How do you separate a Melbourne-born Oz music treasure and cosmopolitan star from a resilient woman? Follow the threads of her story, in her own words.
Tina Arena has been in the music business for 50 years; after 25 albums, she’s had enough eras to make other pop stars envious. Born in suburban Melbourne to Sicilian parents, Filippina Arena became Australia’s darling in 1976, aged eight, on Channel Ten’s prime-time variety show Young Talent Time. Her breakout 1990 pop single ‘I Need Your Body’ raunchily repudiated “Tiny Tina”, and she went on to score a soaring run of 90s hits … but self-doubt, misogyny and tall-poppy syndrome drove her to reinvent herself repeatedly in the UK and France: taking to the stage; seeking adventurous collaborations; and singing in Italian, French and Spanish.

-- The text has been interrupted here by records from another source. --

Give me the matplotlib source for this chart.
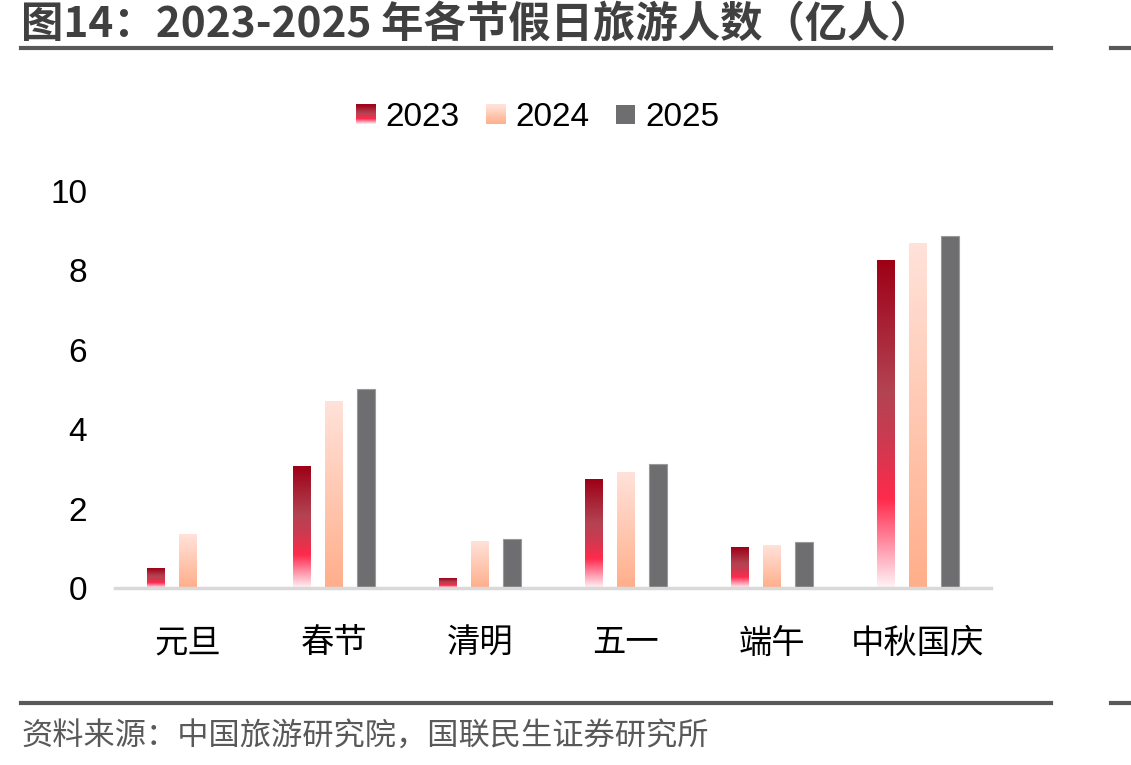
import numpy as np
import matplotlib
matplotlib.use("Agg")
import matplotlib.pyplot as plt
from matplotlib.colors import LinearSegmentedColormap
from matplotlib.patches import Rectangle
from matplotlib.legend_handler import HandlerBase
from matplotlib.lines import Line2D

plt.rcParams['font.family'] = ['Noto Sans CJK SC', 'DejaVu Sans']

categories = ["元旦", "春节", "清明", "五一", "端午", "中秋国庆"]
series_names = ["2023", "2024", "2025"]
v2023 = [0.50, 3.05, 0.23, 2.74, 1.03, 8.24]
v2024 = [1.34, 4.71, 1.16, 2.92, 1.08, 8.69]
v2025 = [0.00, 5.00, 1.23, 3.12, 1.16, 8.87]
yticks = [0, 2, 4, 6, 8, 10]
title = "图14：2023-2025 年各节假日旅游人数（亿人）"
source = "资料来源：中国旅游研究院，国联民生证券研究所"

cmap23 = LinearSegmentedColormap.from_list("c23", [
    (0.0, "#fff4f7"), (0.12, "#ff9aae"), (0.27, "#ff2a4c"),
    (0.45, "#cc3a50"), (0.6, "#b34352"), (0.8, "#a82235"), (1.0, "#9e0016")])
cmap24 = LinearSegmentedColormap.from_list("c24", [(0.0, "#ffae8a"), (1.0, "#ffe2da")])
color25 = "#6e6e70"
latin = ['Liberation Sans', 'DejaVu Sans']

fig = plt.figure(figsize=(11.31, 7.65), dpi=100)
ax = fig.add_axes([0.1017, 0.2314, 0.7742, 0.5189])

x = np.arange(len(categories))
w = 0.123
off = 0.22
grad = np.linspace(0, 1, 256).reshape(-1, 1)

def gradient_bars(xs, vals, cmap):
    bars = ax.bar(xs, vals, width=w, color="none", edgecolor="none")
    for b in bars:
        h = b.get_height()
        if h <= 0:
            continue
        x0 = b.get_x()
        ax.imshow(grad, cmap=cmap, origin="lower", aspect="auto",
                  extent=[x0, x0 + b.get_width(), 0, h], zorder=2,
                  interpolation="bilinear")

gradient_bars(x - off, v2023, cmap23)
gradient_bars(x, v2024, cmap24)
ax.bar(x + off, v2025, width=w, color=color25, edgecolor="#9a9a9a", linewidth=0.8, zorder=2)

ax.set_xlim(-0.5, len(categories) - 0.5)
ax.set_ylim(0, 10)
ax.set_yticks(yticks)
ax.set_yticklabels([str(t) for t in yticks], fontsize=24, family=latin)
ax.set_xticks(x)
ax.set_xticklabels(categories, fontsize=24)
ax.tick_params(axis='both', length=0)
ax.tick_params(axis='x', pad=27)
ax.tick_params(axis='y', pad=20)
for s in ["top", "right", "left"]:
    ax.spines[s].set_visible(False)
ax.spines["bottom"].set_color("#d9d9d9")
ax.spines["bottom"].set_linewidth(2.5)

class GradHandler(HandlerBase):
    def __init__(self, cmap):
        super().__init__()
        self.cmap = cmap
    def create_artists(self, legend, orig_handle, xdescent, ydescent, width, height, fontsize, trans):
        arts = []
        n = 20
        size = height
        x0 = -xdescent + (width - size)
        for i in range(n):
            r = Rectangle((x0, -ydescent + size * i / n), size, size / n + 0.2,
                          facecolor=self.cmap((i + 0.5) / n), edgecolor="none", transform=trans)
            arts.append(r)
        return arts

class SolidHandler(HandlerBase):
    def create_artists(self, legend, orig_handle, xdescent, ydescent, width, height, fontsize, trans):
        size = height
        r = Rectangle((-xdescent + (width - size), -ydescent), size, size,
                      facecolor=color25, edgecolor="none", transform=trans)
        return [r]

h1, h2, h3 = Line2D([], []), Line2D([], []), Line2D([], [])
leg = fig.legend([h1, h2, h3], series_names, loc="center", bbox_to_anchor=(0.4765, 0.846),
                 ncol=3, frameon=False, handlelength=0.52, handleheight=0.52,
                 handletextpad=0.3, columnspacing=0.85,
                 handler_map={h1: GradHandler(cmap23), h2: GradHandler(cmap24), h3: SolidHandler()},
                 prop={'family': latin, 'size': 24})

fig.text(0.019, 0.968, title, fontsize=30.5, fontweight="bold", color="#404040", va="center", ha="left")
fig.add_artist(Line2D([0.019, 0.929], [0.937, 0.937], color="#595959", linewidth=3))
fig.add_artist(Line2D([0.982, 1.0], [0.937, 0.937], color="#595959", linewidth=3))
fig.add_artist(Line2D([0.019, 0.929], [0.081, 0.081], color="#595959", linewidth=3))
fig.add_artist(Line2D([0.982, 1.0], [0.081, 0.081], color="#595959", linewidth=3))
fig.text(0.019, 0.037, source, fontsize=22.5, color="#595959", va="center", ha="left")

fig.savefig("out.png", dpi=100)
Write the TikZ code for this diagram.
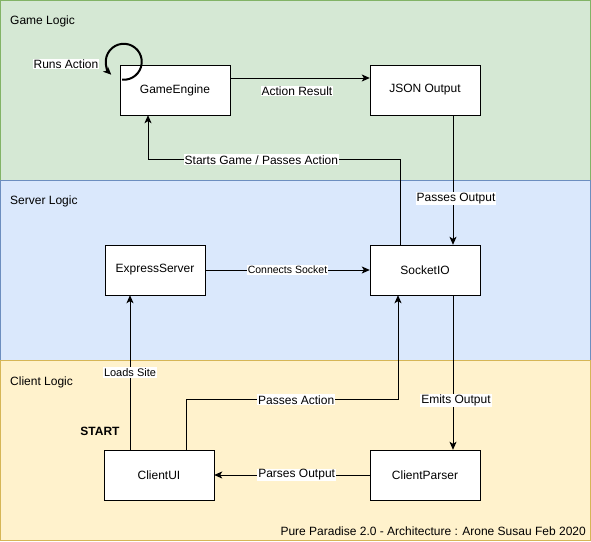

Behind Tina the power balladeer and queer icon is the woman her family still calls Pina. This world-premiering documentary from Adrian Russell Wills (Kindred, MIFF 2023) unravels her vulnerable yet tenacious private self in candid, dryly funny conversation. Also appearing in new and archival interviews are Tina’s two sisters; her mentor Johnny Young; and collaborators and admirers including Céline Dion, Marc Anthony, Ronan Keating, Jessica Mauboy, and Jessica and Lisa Origliasso of The Veronicas. In bringing herself undone, Tina movingly shows how music has made and mended her.